Why are there so many genes at the top of my volcano plot?

Learn why volcano plots for single cell RNA-seq experiments might have a pile-up of genes at the top of the plot

If you’ve ever wondered why certain genes appear clustered at the top of your volcano plot, with a y-value of 310, you’re not alone! This phenomenon happens when genes have extremely small adjusted p-values, which are statistically significant but cannot be plotted accurately beyond a certain threshold. Let's break down what’s going on.

image-1

Understanding the volcano plot

Volcano plots are a commonly used tool in differential expression analysis to visually represent the results of your single cell RNA-seq experiment. On the plot:

  • The y-axis typically represents the -log10 of the adjusted p-value, a measure of statistical significance.
  • The x-axis shows the fold-change in gene expression between conditions.

The purpose of the volcano plot is to highlight genes that show significant changes in expression, allowing you to quickly identify potential biomarkers or interesting candidates for further investigation.

Why do I have genes piled up at the top of my plot?

When a gene’s adjusted p-value is extremely small (close to zero), its statistical significance is so high that it can’t be accurately visualized using regular plotting methods. This is because of how computers handle numbers - there’s a limit to how small an adjusted p-value can be before it gets rounded down to zero.

As a result, when a gene has an adjusted p-value that rounds to zero, it can cause a “pile-up” of genes at the very top of the plot, all appearing with the same high significance.
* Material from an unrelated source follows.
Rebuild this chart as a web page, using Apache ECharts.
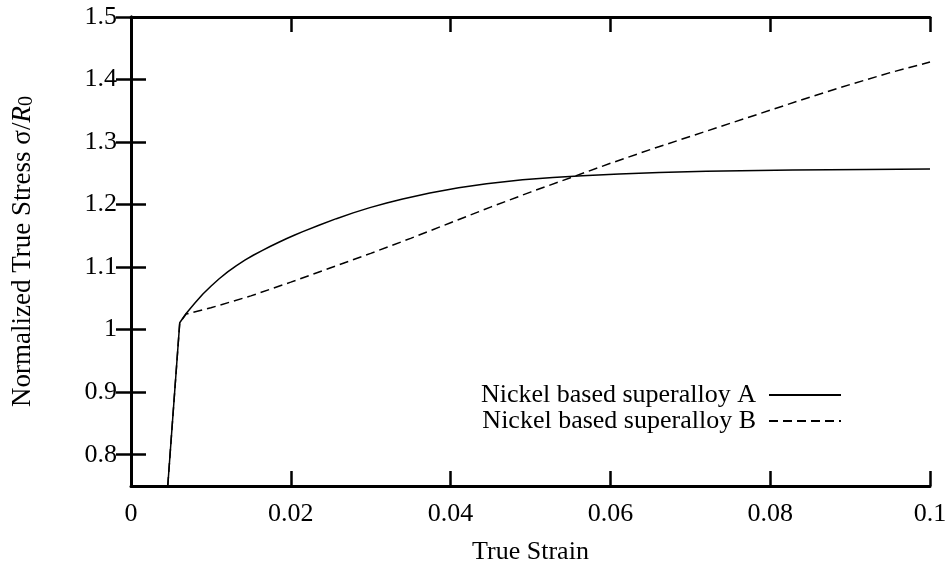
<!DOCTYPE html>
<html>
<head>
<meta charset="utf-8">
<script src="https://cdn.jsdelivr.net/npm/echarts@6/dist/echarts.min.js"></script>
<style>
html,body{margin:0;padding:0;background:#fff;}
#chart{width:951px;height:565px;}
</style>
</head>
<body>
<div id="chart"></div>
<script>
// Data
const seriesNames = ['Nickel based superalloy A', 'Nickel based superalloy B'];
const strainA = [0.0046, 0.0061, 0.0069, 0.0080, 0.0090, 0.0100, 0.0110, 0.0121, 0.0132, 0.0143, 0.0153, 0.0164, 0.0174, 0.0185, 0.0195, 0.0205, 0.0215, 0.0236, 0.0257, 0.0278, 0.0299, 0.0320, 0.0340, 0.0374, 0.0410, 0.0445, 0.0490, 0.0528, 0.0565, 0.0611, 0.0661, 0.0720, 0.0828, 0.0920, 0.1000];
const stressA = [0.750, 1.011, 1.026, 1.0425, 1.057, 1.0695, 1.081, 1.0925, 1.1025, 1.1115, 1.119, 1.1265, 1.133, 1.1398, 1.1458, 1.1514, 1.1567, 1.1674, 1.1775, 1.1868, 1.1952, 1.2027, 1.2091, 1.2185, 1.2268, 1.2333, 1.2396, 1.2435, 1.2463, 1.2490, 1.2512, 1.2532, 1.2552, 1.2563, 1.2570];
const strainB = [0.0046, 0.0061, 0.0069, 0.010, 0.015, 0.020, 0.025, 0.030, 0.035, 0.040, 0.045, 0.050, 0.055, 0.060, 0.065, 0.070, 0.075, 0.080, 0.085, 0.090, 0.095, 0.100];
const stressB = [0.750, 1.011, 1.025, 1.035, 1.054, 1.076, 1.099, 1.122, 1.146, 1.171, 1.196, 1.220, 1.243, 1.266, 1.288, 1.309, 1.330, 1.351, 1.372, 1.392, 1.411, 1.428];
const xTicks = [0, 0.02, 0.04, 0.06, 0.08, 0.1];
const xTickLabels = ['0', '0.02', '0.04', '0.06', '0.08', '0.1'];
const yTicks = [0.8, 0.9, 1.0, 1.1, 1.2, 1.3, 1.4, 1.5];
const yTickLabels = ['0.8', '0.9', '1', '1.1', '1.2', '1.3', '1.4', '1.5'];

const FONT = 'Liberation Serif';
const FS = 26;
const pairs = (xs, ys) => xs.map((x, i) => [x, ys[i]]);

const axisLine = {show: true, lineStyle: {color: '#000', width: 3}};
const tickStyle = {color: '#000', width: 2.5};

const chart = echarts.init(document.getElementById('chart'), null, {renderer: 'canvas'});
chart.setOption({
  backgroundColor: '#fff',
  animation: false,
  grid: {left: 131, right: 21, top: 17, bottom: 79, containLabel: false, outerBoundsMode: 'none'},
  legend: {
    data: seriesNames,
    orient: 'vertical',
    align: 'right',
    right: 109,
    top: 382,
    padding: 0,
    itemWidth: 72,
    itemHeight: 14,
    itemGap: 0,
    itemStyle: {color: 'rgba(0,0,0,0)', borderColor: 'rgba(0,0,0,0)', borderWidth: 0},
    textStyle: {fontFamily: FONT, fontSize: FS, color: '#000', padding: [0, 8, 0, 0]}
  },
  xAxis: [{
    type: 'value', min: 0, max: 0.1, position: 'bottom',
    axisLine: axisLine,
    axisTick: {show: true, inside: true, length: 15, lineStyle: tickStyle, customValues: xTicks},
    axisLabel: {show: true, fontFamily: FONT, fontSize: FS, color: '#000', margin: 15,
      customValues: xTicks, formatter: v => xTickLabels[xTicks.findIndex(t => Math.abs(t - v) < 1e-9)] ?? ''},
    splitLine: {show: false},
    name: 'True Strain', nameLocation: 'middle', nameGap: 53,
    nameTextStyle: {fontFamily: FONT, fontSize: FS, color: '#000'}
  }, {
    type: 'value', min: 0, max: 0.1, position: 'top',
    axisLine: axisLine,
    axisTick: {show: true, inside: true, length: 15, lineStyle: tickStyle, customValues: xTicks},
    axisLabel: {show: false},
    splitLine: {show: false}
  }],
  yAxis: [{
    type: 'value', min: 0.75, max: 1.5, position: 'left',
    axisLine: axisLine,
    axisTick: {show: true, inside: true, length: 15, lineStyle: tickStyle, customValues: yTicks},
    axisLabel: {show: true, fontFamily: FONT, fontSize: FS, color: '#000', margin: 14,
      customValues: yTicks, formatter: v => yTickLabels[yTicks.findIndex(t => Math.abs(t - v) < 1e-9)] ?? ''},
    splitLine: {show: false},
    name: '{a|Normalized True Stress σ/}{i|R}{s|0}',
    nameLocation: 'middle', nameGap: 94, nameRotate: 90,
    nameTextStyle: {
      fontFamily: FONT, fontSize: 27, color: '#000',
      rich: {
        a: {fontFamily: FONT, fontSize: 27, color: '#000'},
        i: {fontFamily: FONT, fontSize: 27, color: '#000', fontStyle: 'italic'},
        s: {fontFamily: FONT, fontSize: 20, color: '#000', verticalAlign: 'bottom', padding: [8, 0, 0, 0]}
      }
    }
  }, {
    type: 'value', min: 0.75, max: 1.5, position: 'right',
    axisLine: axisLine,
    axisTick: {show: true, inside: true, length: 15, lineStyle: tickStyle, customValues: yTicks},
    axisLabel: {show: false},
    splitLine: {show: false}
  }],
  series: [{
    name: seriesNames[0], type: 'line', xAxisIndex: 0, yAxisIndex: 0,
    data: pairs(strainA, stressA), showSymbol: false, symbol: 'none',
    lineStyle: {color: '#000', width: 1.5, type: 'solid'},
    itemStyle: {color: '#000'}, clip: true
  }, {
    name: seriesNames[1], type: 'line', xAxisIndex: 0, yAxisIndex: 0,
    data: pairs(strainB, stressB), showSymbol: false, symbol: 'none',
    lineStyle: {color: '#000', width: 1.5, type: [9, 5]},
    itemStyle: {color: '#000'}, clip: true
  }]
});
</script>
</body>
</html>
Why do my genes max out on the y-axis at 310?

The y-axis of a volcano plot typically uses the -log10 transformation of the adjusted p-value. As adjusted p-values get smaller, the -log10 value increases. However, there is a practical limit: due to numerical representation limitations in R, the programming language used to run differential expression analysis, any adjusted p-value smaller than 2.225074e-308 is treated as zero, and its true value cannot be represented. Since you can't calculate the -log10 of zero, these values are capped for visualization.

Genes that fall into this category are so highly significant that their adjusted p-values are effectively zero, but to preserve the accuracy of the visualization, their -log10 values are capped at 310. This is why you might see a cluster of genes appearing at the top of your volcano plot, all with a y-value of 310.

Key takeaways

  • The y=310 value represents genes with extremely small adjusted p-values that are rounded to zero; the -log10 of these adjusted p-values are capped at 310 for plotting purposes.
  • This cap ensures that highly significant genes are accurately represented at the top of the volcano plot.
  • The presence of multiple genes at this value simply reflects their very strong significance and is a result of limitations in how small adjusted p-values can be displayed.

We hope this helps clarify why you might see genes piling up at the top of your volcano plot!